Do 2024 Norwegowie będą odbierać sześć kolejnych samolotów rocznie (42 z łącznie 52 zamówionych). Wstępna gotowość operacyjna (IOC) ma zostać osiągnięta w 2019, gdy Luftforsvaret będą dysponować 12 F-35A. Wpisuje się to w Długoterminowy Plan Obrony na lata 2018-2025 (Norweskie zakupy 2018-2025, 2018-03-23).
Oslo wyda około 70 mld NOK (31,54 mld zł), aby zastąpić starzejącą się flotę 57 F-16AM/BM Fighting Falcon / Zdjęcia: Ministerstwo Obrony Norwegii
Co ciekawe 5 grudnia 2017, w bazie lotniczej Ørland gościła trzyosobowa delegacja rosyjskich wojskowych, którzy przeprowadzili inspekcję i ocenę 132. Skrzydła Luftforsvaret, które w tym czasie było już wyposażone w trzy F-35A. Była to zaplanowana wizytacja, przeprowadzona zgodnie z Dokumentem Wiedeńskim OBWE, regulującym kwestię kontroli instalacji wojskowych sygnatariuszy. W styczniu 2016 norwescy inspektorzy odwiedzili koszary 200. Arktycznej Brygady Strzelców Zmotoryzowanych w Pieczendze w obwodzie murmańskim.

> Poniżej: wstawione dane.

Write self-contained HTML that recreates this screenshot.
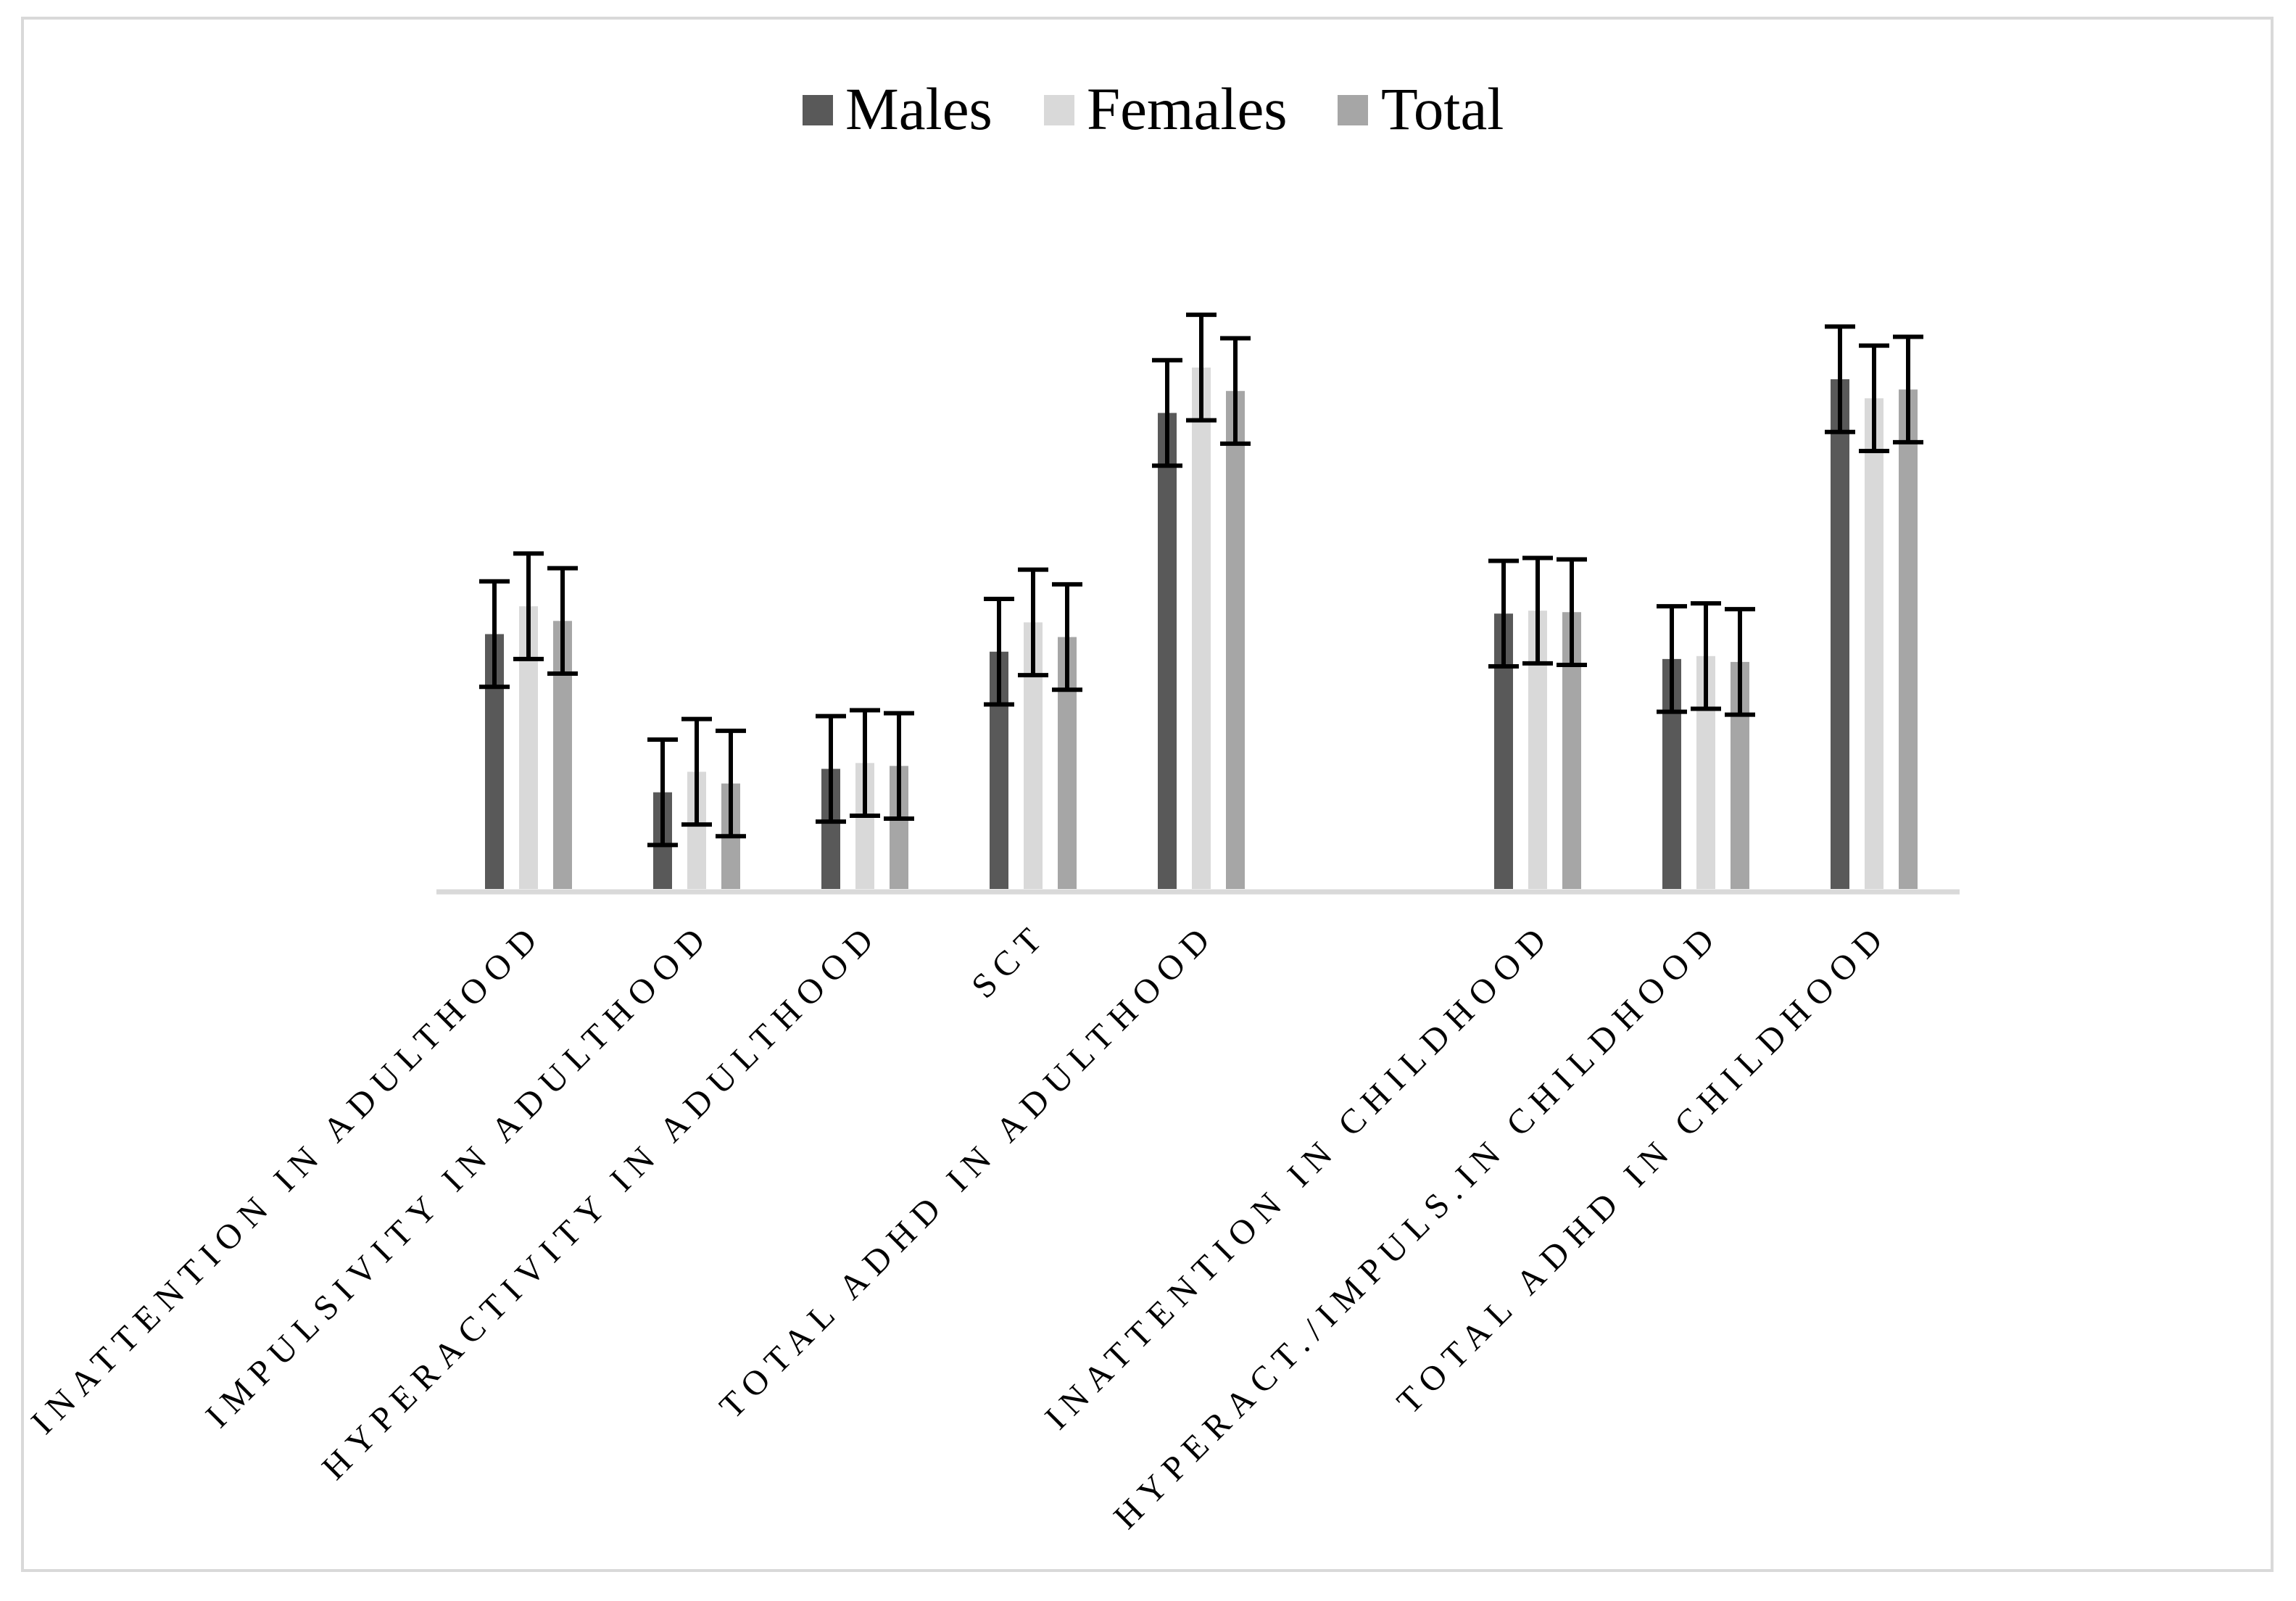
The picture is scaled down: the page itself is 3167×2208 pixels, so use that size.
<!DOCTYPE html>
<html><head><meta charset="utf-8"><style>
html,body{margin:0;padding:0;background:#fff;}
svg{display:block;}
</style></head><body>
<svg id="chart" width="3167" height="2208" viewBox="0 0 3167 2208" xmlns="http://www.w3.org/2000/svg">
<rect x="31" y="25" width="3103" height="2141" fill="#fff" stroke="#d9d9d9" stroke-width="4"/>
<g id="legend" font-family="Liberation Serif, serif" font-size="83" fill="#000">
<g><rect x="1107" y="131" width="42" height="42" fill="#595959"/><text x="1166" y="178">Males</text></g>
<g><rect x="1440" y="131" width="42" height="42" fill="#d9d9d9"/><text x="1499" y="178">Females</text></g>
<g><rect x="1845" y="131" width="42" height="42" fill="#a6a6a6"/><text x="1905" y="178">Total</text></g>
</g>
<g id="bars"></g>
<g id="errs"></g>
<line x1="602" y1="1230" x2="2703" y2="1230" stroke="#d9d9d9" stroke-width="7"/>
<g id="labels"></g>
</svg>
<script>
const categories = ["INATTENTION IN ADULTHOOD","IMPULSIVITY IN ADULTHOOD","HYPERACTIVITY IN ADULTHOOD","SCT","TOTAL ADHD IN ADULTHOOD","","INATTENTION IN CHILDHOOD","HYPERACT./IMPULS.IN CHILDHOOD","TOTAL ADHD IN CHILDHOOD"];
const males   = [17.4, 6.6, 8.2, 16.2, 32.5, null, 18.8, 15.7, 34.8];
const females = [19.3, 8.0, 8.6, 18.2, 35.6, null, 19.0, 15.9, 33.5];
const total   = [18.3, 7.2, 8.4, 17.2, 34.0, null, 18.9, 15.5, 34.1];
const malesErr   = [3.6, 3.6, 3.6, 3.6, 3.6, null, 3.6, 3.6, 3.6];
const femalesErr = [3.6, 3.6, 3.6, 3.6, 3.6, null, 3.6, 3.6, 3.6];
const totalErr   = [3.6, 3.6, 3.6, 3.6, 3.6, null, 3.6, 3.6, 3.6];

const NS = "http://www.w3.org/2000/svg";
const firstCenter = 729, slot = 232, yBase = 1226, unit = 20.2;
function xCenter(i){ return firstCenter + slot * i; }
function yScale(v){ return yBase - v * unit; }
const series = [
  {name:"males", vals:males, errs:malesErr, color:"#595959", off:-47},
  {name:"females", vals:females, errs:femalesErr, color:"#d9d9d9", off:0},
  {name:"total", vals:total, errs:totalErr, color:"#a6a6a6", off:47}
];
const barsG = document.getElementById("bars");
const errsG = document.getElementById("errs");
const labG = document.getElementById("labels");
function mk(tag, attrs){ const e = document.createElementNS(NS, tag); for (const k in attrs) e.setAttribute(k, attrs[k]); return e; }
const bw = 26, cap = 34;
series.forEach(s => {
  s.vals.forEach((v, i) => {
    if (v === null) return;
    const cx = xCenter(i) + s.off;
    const r = mk("rect", {x: cx - bw/2, y: yScale(v), width: bw, height: yBase - yScale(v), fill: s.color});
    
    
    barsG.appendChild(r);
    const e = s.errs[i];
    const g = mk("g", {stroke: "#000", "stroke-width": 6});
    
    
    const yt = yScale(v + e), yb = yScale(v - e);
    g.appendChild(mk("line", {x1: cx, y1: yt, x2: cx, y2: yb}));
    g.appendChild(mk("line", {x1: cx - cap/2 - 4, y1: yt, x2: cx + cap/2 + 4, y2: yt}));
    g.appendChild(mk("line", {x1: cx - cap/2 - 4, y1: yb, x2: cx + cap/2 + 4, y2: yb}));
    errsG.appendChild(g);
  });
});
const ls = 12;
categories.forEach((c, i) => {
  if (!c) return;
  const ax = xCenter(i) + 14 + ls * 0.707, ay = 1300 - ls * 0.707;
  const t = mk("text", {x: ax, y: ay, "text-anchor": "end", transform: "rotate(-45 " + ax + " " + ay + ")",
    "font-family": "Liberation Serif, serif", "font-size": 48, "letter-spacing": ls, fill: "#000"});
  
  
  t.textContent = c;
  labG.appendChild(t);
});
</script>
</body></html>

Również w grudniu 2017 ujawniono, iż służby techniczne Luftforsvaret wykryły, że F-35A wysyłają dane krytyczne do serwerów Lockheed Martin, w Fort Worth w Teksasie. Oznacza to, że Amerykanie wiedzą, jakie czynności są wykonywane przy samolotach przez norweskich pilotów oraz obsługę techniczną.